Who: Aquib Israr, an independent SEO and GEO consultant with over six years of experience across EdTech, FinTech, SaaS, and publishing, serving clients in MENA, Australia, and India. The reference is relevant to webmasters, SEO practitioners, developers, and marketing professionals managing content access policies for AI crawlers.

What: A LinkedIn post listing the complete user agent strings for seven crawlers - GPTBot/1.2, OAI-SearchBot/1.0, ChatGPT-User/1.0, ClaudeBot/1.0, Claude-SearchBot/1.0, PerplexityBot/1.0, and bingbot/2.0 - formatted with their operator documentation URLs as they appear in production HTTP request headers.

When: The post was published today, June 28, 2026.

Where: Published on LinkedIn. The strings are relevant to server log analysis, robots.txt configuration, web application firewall rules, and bot analytics dashboards used globally by site operators.

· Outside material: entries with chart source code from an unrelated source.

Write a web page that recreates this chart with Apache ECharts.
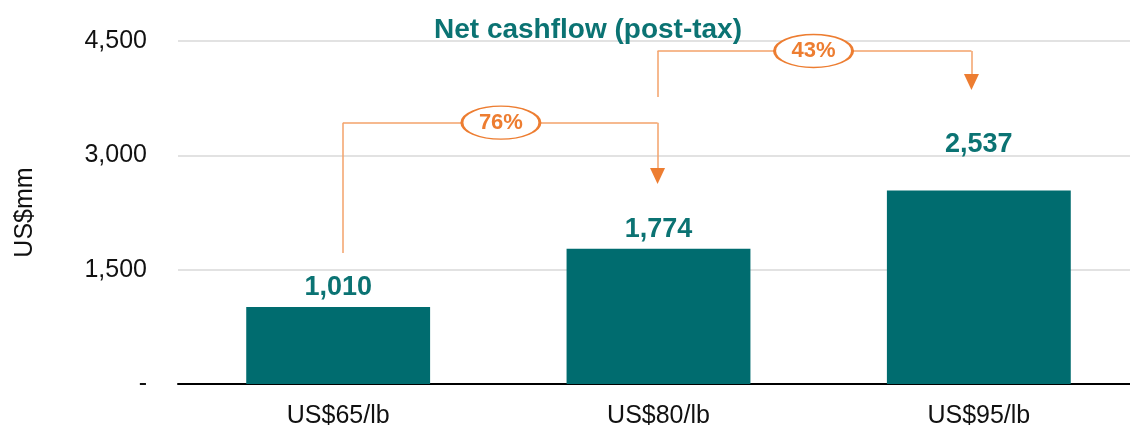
<!DOCTYPE html>
<html>
<head>
<meta charset="utf-8">
<title>Net cashflow</title>
<script src="https://cdn.jsdelivr.net/npm/echarts@6/dist/echarts.min.js"></script>
</head>
<body style="margin:0;padding:0;background:#fff">
<div id="main" style="width:1130px;height:429px;"></div>
<script type="text/javascript">
var chart = echarts.init(document.getElementById('main'));

// data
var categories = ['US$65/lb', 'US$80/lb', 'US$95/lb'];
var cashflow = [1010, 1774, 2537];
var yTicks = [0, 1500, 3000, 4500];
var labelGap = [6, 6, 33];

// growth brackets (x = category index, y = US$mm); last point = arrow head
var bracket76 = [[0.015, 1719], [0.015, 3428], [0.997, 3428], [0.997, 2729]];
var bracket43 = [[0.997, 3765], [0.997, 4369], [1.977, 4369], [1.977, 3962]];
var growthText = ['76%', '43%'];
var growthPos = [[0.508, 3428], [1.484, 4369]];

var teal = '#006C6F';
var tealText = '#0B7373';
var orange = '#ED7D31';
var orangeLine = '#F3A26A';
var font = '"Liberation Sans", Arial, sans-serif';

function bracketSegments(pts) {
    var segs = [];
    for (var i = 0; i < pts.length - 1; i++) {
        segs.push([{ coord: pts[i] }, { coord: pts[i + 1] }]);
    }
    return segs;
}

var ellipse = 'path://M0,50 A50,50 0 1 1 100,50 A50,50 0 1 1 0,50 Z';

var markers = growthPos.map(function (p, i) {
    return { coord: p, value: growthText[i], label: { formatter: growthText[i] } };
});
[bracket76, bracket43].forEach(function (b) {
    markers.push({
        coord: b[b.length - 1],
        symbol: 'triangle',
        symbolSize: [15, 16],
        symbolRotate: 180,
        itemStyle: { color: orange, borderWidth: 0 },
        label: { show: false }
    });
});

var option = {
    animation: false,
    backgroundColor: '#fff',
    textStyle: { fontFamily: font },
    title: {
        text: 'Net cashflow (post-tax)',
        left: 583,
        top: 11,
        textAlign: 'center',
        textStyle: { color: tealText, fontSize: 28, fontWeight: 'bold', fontFamily: font }
    },
    grid: { left: 178, top: 41, width: 961, height: 343, containLabel: false, outerBoundsMode: 'none' },
    xAxis: [{
        type: 'category',
        data: categories,
        axisTick: { show: false },
        axisLine: { lineStyle: { color: '#000', width: 2 } },
        axisLabel: { color: '#111', fontSize: 25, margin: 20, fontFamily: font }
    }, {
        type: 'value',
        min: -0.5,
        max: 2.5,
        show: false
    }],
    yAxis: {
        type: 'value',
        min: yTicks[0],
        max: yTicks[yTicks.length - 1],
        interval: yTicks[1] - yTicks[0],
        name: 'US$mm',
        nameLocation: 'middle',
        nameGap: 140,
        nameTextStyle: { color: '#111', fontSize: 25, fontFamily: font },
        axisLine: { show: false },
        axisTick: { show: false },
        axisLabel: {
            color: '#111',
            fontSize: 25,
            margin: 31,
            fontFamily: font,
            formatter: function (v) { return v === 0 ? '-' : v.toLocaleString('en-US'); }
        },
        splitLine: { lineStyle: { color: '#D9D9D9', width: 1.5 } }
    },
    series: [{
        type: 'bar',
        data: cashflow.map(function (v, i) {
            return { value: v, label: { distance: labelGap[i] } };
        }),
        barWidth: '57.4%',
        itemStyle: { color: teal },
        label: {
            show: true,
            position: 'top',
            color: tealText,
            fontSize: 27,
            fontWeight: 'bold',
            fontFamily: font,
            formatter: function (p) { return p.value.toLocaleString('en-US'); }
        }
    }, {
        type: 'scatter',
        xAxisIndex: 1,
        data: [],
        z: 5,
        markLine: {
            silent: true,
            animation: false,
            symbol: 'none',
            label: { show: false },
            lineStyle: { color: orangeLine, width: 1.5, type: 'solid' },
            emphasis: { disabled: true },
            data: bracketSegments(bracket76).concat(bracketSegments(bracket43))
        }
    }, {
        type: 'scatter',
        xAxisIndex: 1,
        data: [],
        z: 10,
        markPoint: {
            silent: true,
            animation: false,
            symbol: ellipse,
            symbolSize: [78, 33],
            itemStyle: { color: '#fff', borderColor: orange, borderWidth: 2 },
            label: {
                show: true,
                position: 'inside',
                color: orange,
                fontSize: 22,
                fontWeight: 'bold',
                fontFamily: font
            },
            data: markers
        }
    }]
};

chart.setOption(option);
</script>
</body>
</html>
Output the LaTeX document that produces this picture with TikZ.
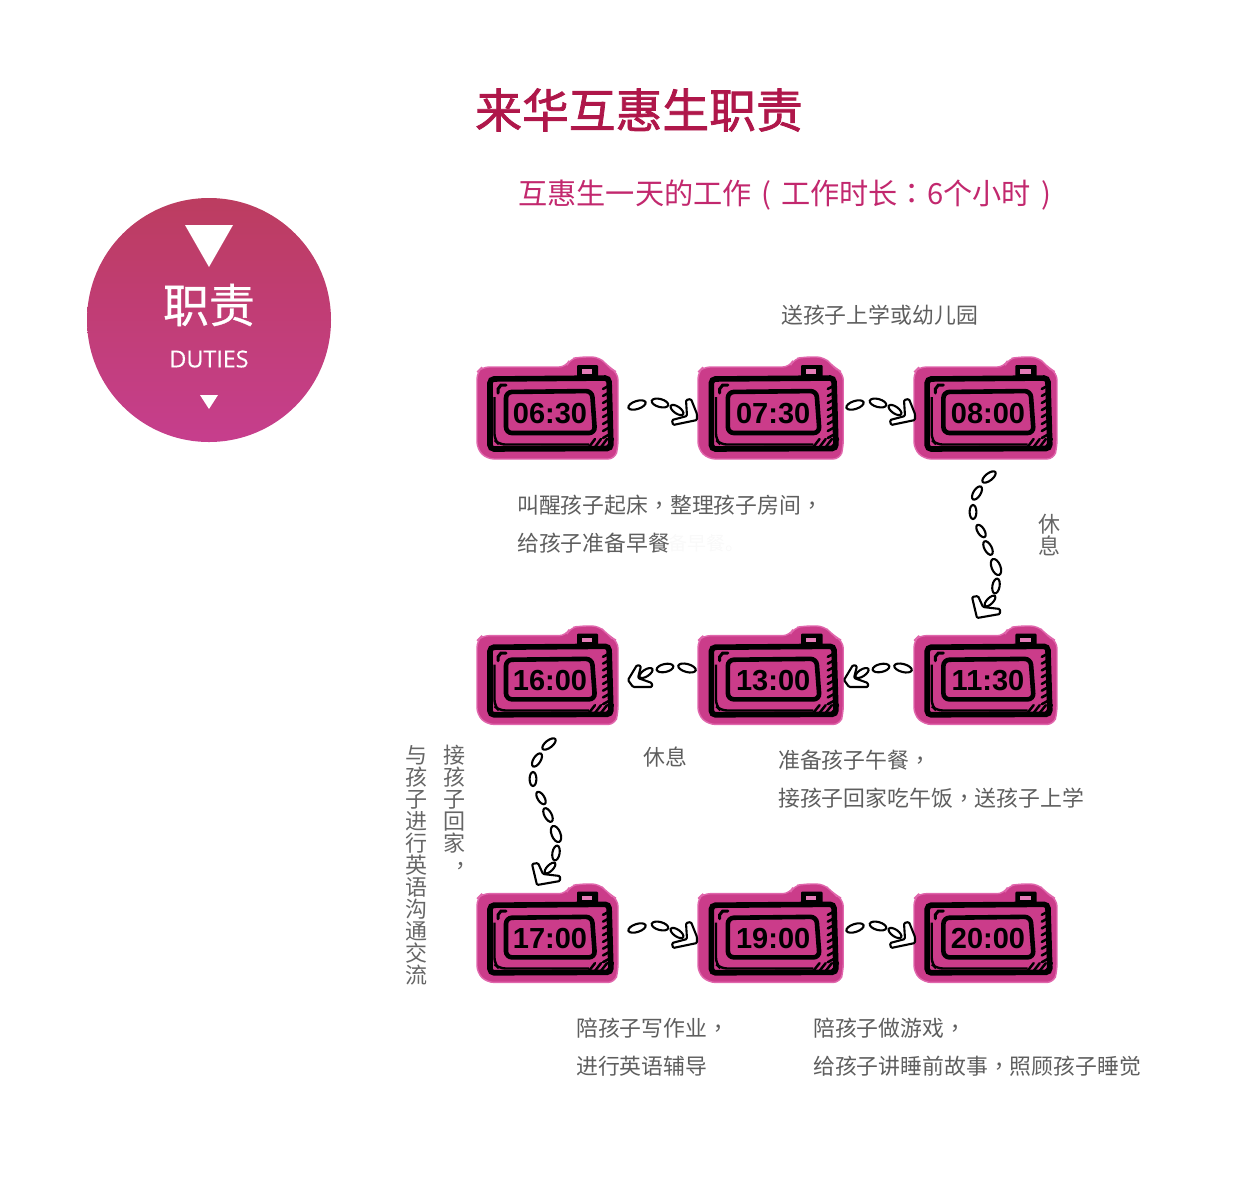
\documentclass[tikz,border=0pt]{standalone}
\usepackage{fontspec}
\usetikzlibrary{calc}
\setmainfont{Noto Sans CJK SC}
\newfontfamily\cjk{Noto Sans CJK SC}
\newfontfamily\cjktc{Noto Sans CJK TC}
\newfontfamily\cjkmed[FakeBold=0.6]{Noto Sans CJK SC}
\newfontfamily\cjktitle[FakeBold=1.6]{Noto Sans CJK SC}
\newfontfamily\latinf[FakeBold=0.3]{Open Sans}
\newfontfamily\digitf{Liberation Sans}
\newcommand{\cm}{{\cjktc ，}}
\newcommand{\cn}{{\cjktc ：}}
\definecolor{titlered}{HTML}{AF174A}
\definecolor{subred}{HTML}{C2286E}
\definecolor{bodygray}{HTML}{5E5E5E}
\definecolor{vertgray}{HTML}{666666}
\definecolor{clockpink}{HTML}{CB3C8A}
\definecolor{clockedge}{HTML}{E066AC}
\definecolor{gtop}{HTML}{BC3D60}
\definecolor{gbot}{HTML}{C63E8D}
\newcommand{\lnk}[5]{\draw[linkst,shift={(#1,#2)},rotate=#3] (0,0) ellipse [x radius=#4,y radius=#5];}
\tikzset{
  x=1pt,y=-1pt,
  bodytext/.style={anchor=west,inner sep=0pt,text=bodygray,font=\cjk\fontsize{21.85}{22}\selectfont},
  stacktext/.style={anchor=north,inner sep=0pt,align=center,text=vertgray,font=\cjk\fontsize{22}{22}\selectfont},
  linkst/.style={draw=black,fill=white,line width=2.1pt},
  headst/.style={draw=black,fill=white,line width=2.1pt,line join=round,rounded corners=1.2pt},
  hatch/.style={draw=black,line width=2.5pt,line cap=round},
  pics/clock/.style={code={
    \path[fill=clockpink,draw=clockedge,line width=1.4pt,rounded corners=7pt]
      (0,15)--(5,10)--(89,10)--(93,2)--(103,0)--(122,0)--(130,8)--(133,11)--(141,16)--(141,90)--(138,102)--(10,102)--(0,92)--cycle;
    % knob
    \path[fill=black,rounded corners=1pt] (100,8) rectangle (121,22);
    \path[fill=clockedge!85!white] (105,12) rectangle (115,17);
    % outer frame
    \draw[black,line width=5.6pt,rounded corners=4pt] (13,22) -- (132,21) -- (134,91.5) -- (13,92) -- cycle;
    \draw[black,line width=2.4pt,rounded corners=6pt] (17.5,40) -- (17.5,83) -- (22,87.5) -- (112,87.5);
    % inner screen
    \draw[black,line width=4.6pt,rounded corners=6pt] (29,35) -- (115,34) -- (118,76) -- (29,76) -- cycle;
    % corner mark
    \draw[black,line width=3pt,line cap=round] (21,36) -- (21,32) -- (24,28) -- (29,28);
    % side hatching
    \foreach \yy in {28,35,42,49,56,63,70,77} {\draw[hatch] (126,\yy+4) -- (133,\yy);}
    % bottom corner hatching
    \foreach \xx in {112,118,124,130} {\draw[hatch] (\xx,90) -- (\xx+6,82);}
    \node[inner sep=0pt,text=black,font=\digitf\bfseries\fontsize{29}{29}\selectfont] (-time) at (73,56.5) {#1};
  }},
  pics/downarrow/.style={code={
    \lnk{0}{0}{38}{8}{3.6}
    \lnk{-12}{16}{58}{7.5}{3.6}
    \lnk{-16}{35}{90}{7}{3.4}
    \lnk{-8}{54}{-58}{7}{3.4}
    \lnk{-1}{71}{-62}{7.5}{3.6}
    \lnk{7}{90}{-68}{8.5}{4.4}
    \lnk{7}{109}{80}{7.5}{3.6}
    \lnk{1}{124}{45}{7}{3}
    \draw[headst] (-17,120) -- (-11,119) -- (-6,130) -- (11,132) -- (11,137) -- (-12,141) -- cycle;
  }},
  pics/rightarrow/.style={code={
    \lnk{0}{0}{18}{9}{4}
    \lnk{23}{-2}{-15}{8.5}{4}
    \lnk{40}{5}{-35}{7.5}{3.4}
    \draw[headst] (49,-5) -- (54,-6) -- (60,9) -- (60,15) -- (36,20) -- (35,15) -- (50,11) -- cycle;
  }},
  pics/leftarrow/.style={code={
    \lnk{0}{0}{-15}{9}{4}
    \lnk{-22}{0}{12}{8.5}{4}
    \lnk{-41}{5}{33}{7.5}{3.4}
    \draw[headst] (-50,-3) -- (-46,-2) -- (-49,10) -- (-35,15) -- (-35,19) -- (-54,19) -- (-59,12) -- cycle;
  }},
}
\begin{document}
\begin{tikzpicture}
\useasboundingbox (0,0) rectangle (1250,1187);
% badge
\path[top color=gtop,bottom color=gbot] (209,320) circle [radius=122];
\path[fill=white] (185,225) -- (233,225) -- (209,267) -- cycle;
\path[fill=white] (200,395) -- (218,395) -- (209,409) -- cycle;
\node[inner sep=0pt,text=white,font=\cjkmed\fontsize{46}{46}\selectfont] (badgecn) at (209,305) {职责};
\node[inner sep=0pt,text=white,font=\latinf\fontsize{23.3}{23.3}\selectfont] (badgeen) at (209,359) {DUTIES};
% headings
\node[anchor=west,inner sep=0pt,text=titlered,font=\cjktitle\fontsize{46.8}{46.8}\selectfont] (title) at (475,110) {来华互惠生职责};
\node[anchor=west,inner sep=0pt,text=subred,font=\cjk\fontsize{29.2}{29.2}\selectfont] (subtitle) at (518,195.5) {互惠生一天的工作\makebox[1em][c]{(}工作时长\cn 6个小时\makebox[1em][c]{\hspace{2pt})}};
% clocks
\pic (c0630) at (477,357) {clock={06:30}};
\pic[xscale=1.03] (c0730) at (698,357) {clock={07:30}};
\pic[xscale=1.014] (c0800) at (914,357) {clock={08:00}};
\pic[yscale=.965] (c1600) at (477,626) {clock={16:00}};
\pic[xscale=1.03,yscale=.965] (c1300) at (698,626) {clock={13:00}};
\pic[xscale=1.014,yscale=.965] (c1130) at (914,626) {clock={11:30}};
\pic[yscale=.965] (c1700) at (477,884) {clock={17:00}};
\pic[xscale=1.03,yscale=.965] (c1900) at (698,884) {clock={19:00}};
\pic[xscale=1.014,yscale=.965] (c2000) at (914,884) {clock={20:00}};
% arrows
\pic at (637,405) {rightarrow};
\pic at (855,405) {rightarrow};
\pic at (989,477) {downarrow};
\pic at (903,668) {leftarrow};
\pic at (687,668) {leftarrow};
\pic at (549,744) {downarrow};
\pic at (637,928) {rightarrow};
\pic at (855,928) {rightarrow};
% labels
\node[bodytext] (l1) at (781,315) {送孩子上学或幼儿园};
\node[bodytext] (l2) at (517,505) {叫醒孩子起床\cm 整理孩子房间\cm};
\node[bodytext,text=gray!5,font=\cjk\fontsize{19}{19}\selectfont] (l3g) at (668,543) {备早餐。};
\node[bodytext] (l3) at (517,543) {给孩子准备早餐};
\node[stacktext] (l4) at (1049,514) {休\\息};
\node[bodytext] (l5) at (643,757) {休息};
\node[bodytext] (l6) at (778,760) {准备孩子午餐\cm};
\node[bodytext] (l7) at (778,798) {接孩子回家吃午饭\cm 送孩子上学};
\node[stacktext] (l8) at (454,745) {接\\孩\\子\\回\\家};
\node[stacktext] (l8c) at (466,862) {，};
\node[stacktext] (l9) at (416,745) {与\\孩\\子\\进\\行\\英\\语\\沟\\通\\交\\流};
\node[bodytext] (l10) at (576,1028) {陪孩子写作业\cm};
\node[bodytext] (l11) at (576,1066) {进行英语辅导};
\node[bodytext] (l12) at (813,1028) {陪孩子做游戏\cm};
\node[bodytext] (l13) at (813,1066) {给孩子讲睡前故事\cm 照顾孩子睡觉};
\end{tikzpicture}
\end{document}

Why: User agent strings are the primary mechanism by which web crawlers identify themselves to servers, and they are the first data point in any decision to allow or block a crawler. With AI bot traffic accounting for a growing share of web requests - Cloudflare recorded bots at 57.4% of HTML traffic in early June 2026 - and with different bots carrying different consequences for content training, AI search visibility, and server load, accurate identification is a prerequisite for informed access policy. The reference compiles strings from multiple company documentation sources into a single practitioner-ready format.